Got up this morning and decided I had spent enough time on this so just bought InstantCake, created the disk, hooked up my new drive, and that was it... EASY. Piece of cake and I, of course, now wish I had just done this at the beginning of the weekend. LOL!

One thing I did find a bit odd (or at least misleading) about InstantCake is that it wanted a certain configuration of how you hooked up your drives or you'd have to use the advanced mode. Well, I've got a funky motherboard that doesn't like to boot from the CD unless it's the primary. So, I used the advanced mode and this was even easy!
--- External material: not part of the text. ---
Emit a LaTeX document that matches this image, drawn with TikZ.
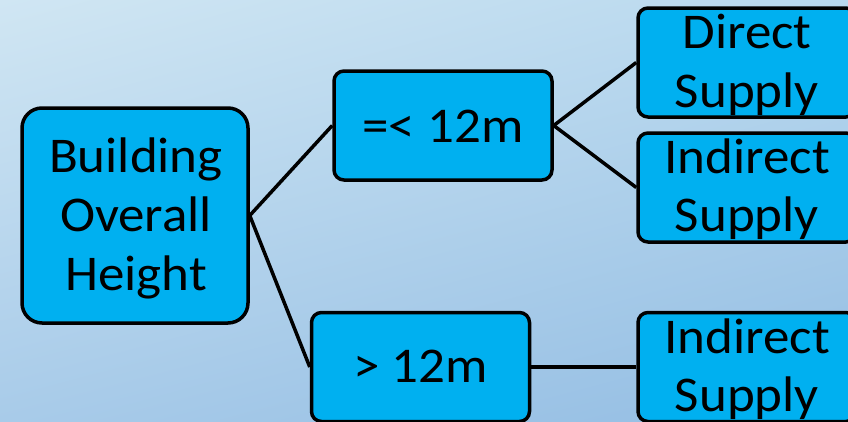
\documentclass[tikz,border=0pt]{standalone}
\usepackage{fontspec}
\setmainfont[FakeStretch=1.06]{Carlito}
\usetikzlibrary{shadings}
\definecolor{bgUL}{HTML}{D0E6F3}
\definecolor{bgUR}{HTML}{B8D8EE}
\definecolor{bgLL}{HTML}{A8CBE9}
\definecolor{bgLR}{HTML}{93BDE3}
\definecolor{boxfill}{HTML}{00B0F0}
\tikzset{
  box/.style={draw=black, line width=3.5pt, fill=boxfill, rounded corners=10pt,
    minimum width=218pt, minimum height=109pt, inner sep=0pt},
  bigbox/.style={box, rounded corners=20pt, minimum width=226pt, minimum height=215pt},
  lbl/.style={font=\fontsize{50}{59}\selectfont, align=center, inner sep=0pt},
  conn/.style={draw=black, line width=3.5pt}
}
\begin{document}
\begin{tikzpicture}[x=1pt,y=-1pt]
\useasboundingbox (0,0) rectangle (848,421);
\clip (0,0) rectangle (848,421);
\shade[upper left=bgUL, upper right=bgUR, lower left=bgLL, lower right=bgLR] (0,0) rectangle (848,421);
% boxes
\node[bigbox] (bo) at (135,215.5) {};
\node[box] (le) at (443,125.5) {};
\node[box] (gt) at (420.5,367) {};
\node[box] (ds) at (747,62.5) {};
\node[box] (is1) at (747,187.5) {};
\node[box] (is2) at (747,367) {};
% connectors
\draw[conn] (bo.east) -- (le.west);
\draw[conn] (bo.east) -- (gt.west);
\draw[conn] (le.east) -- (ds.west);
\draw[conn] (le.east) -- (is1.west);
\draw[conn] (gt.east) -- (is2.west);
% texts
\node[lbl, anchor=base] (tbo1) at (136,172) {Building};
\node[lbl, anchor=base] (tbo2) at (136,231) {Overall};
\node[lbl, anchor=base] (tbo3) at (136,290) {Height};
\node[lbl, anchor=base] (tle) at (443,142) {=< 12m};
\node[lbl, anchor=base] (tgt) at (420.5,382) {> 12m};
\node[lbl, anchor=base] (tds1) at (747,48) {Direct};
\node[lbl, anchor=base] (tds2) at (747,107) {Supply};
\node[lbl, anchor=base] (tis11) at (747,173) {Indirect};
\node[lbl, anchor=base] (tis12) at (747,231) {Supply};
\node[lbl, anchor=base] (tis21) at (747,353) {Indirect};
\node[lbl, anchor=base] (tis22) at (747,411) {Supply};
\end{tikzpicture}
\end{document}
What I find odd is that it seems like if you would know how to connect up your CD-ROM drive and Tivo drive as specified you would then HAVE to know what is primary and secondary and master and slave. If you know this much then you can hook it up however is easiest for you! Minor point but just thought it was strange they wanted them hooked up a certain way evidently to make it "easier" but if you can hook it up that way you have enough knowledge to hook up the drives however you want. LOL 

Anyway, thanks much to all! I learned a lot during this process reading these forums trying to figure out what was wrong with my Tivo and how to fix it. I did learn one valuable thing though... if you value your time as I do sometimes it is better in the long run to just fork out the $20 and save 2 days. LOL!!! Nothing wrong with the free tools but my drive was evidently too far gone... and once it crashes during a copy, it probably ain't gonna work no matter how hard you try! So others know what mine was doing it first started locking up every so often. Then started locking up more. Then at the very end the video started freezing/pausing every few seconds... even the Tivo cartoon thing that comes up after a reboot. The unit didn't lock up any longer but did auto-reboot about every 20 or 30 minutes! If you have those symptoms you might want to learn from me and just get a new hard drive and consider your old drive too far gone. LOL Or, if you have many hours to burn then, yeah, try to copy the drive and maybe you'll have better luck than myself 

Anyway, thanks much to these forums and to the InstantCake program. Both saved my lifetime subb'd TX20 from the trash bin!


----------



## vwDavid (Aug 11, 2005)

HI Folks,

Sorry to bump this old thread. But I am having the issue that Brent94Z was posting about.

I backed up, restored, got an innode0 error. And now get error9 on my new 500 gig HDD. 
I have been posting here and here for help. If you have any assistance, I would appreciate it very much.

http://mfslive.org/forums/viewtopic.php?f=11&t=1589
http://www.tivocommunity.com/tivo-vb/showthread.php?t=455653
http://mfslive.org/forums/viewtopic.php?f=11&t=1603


----------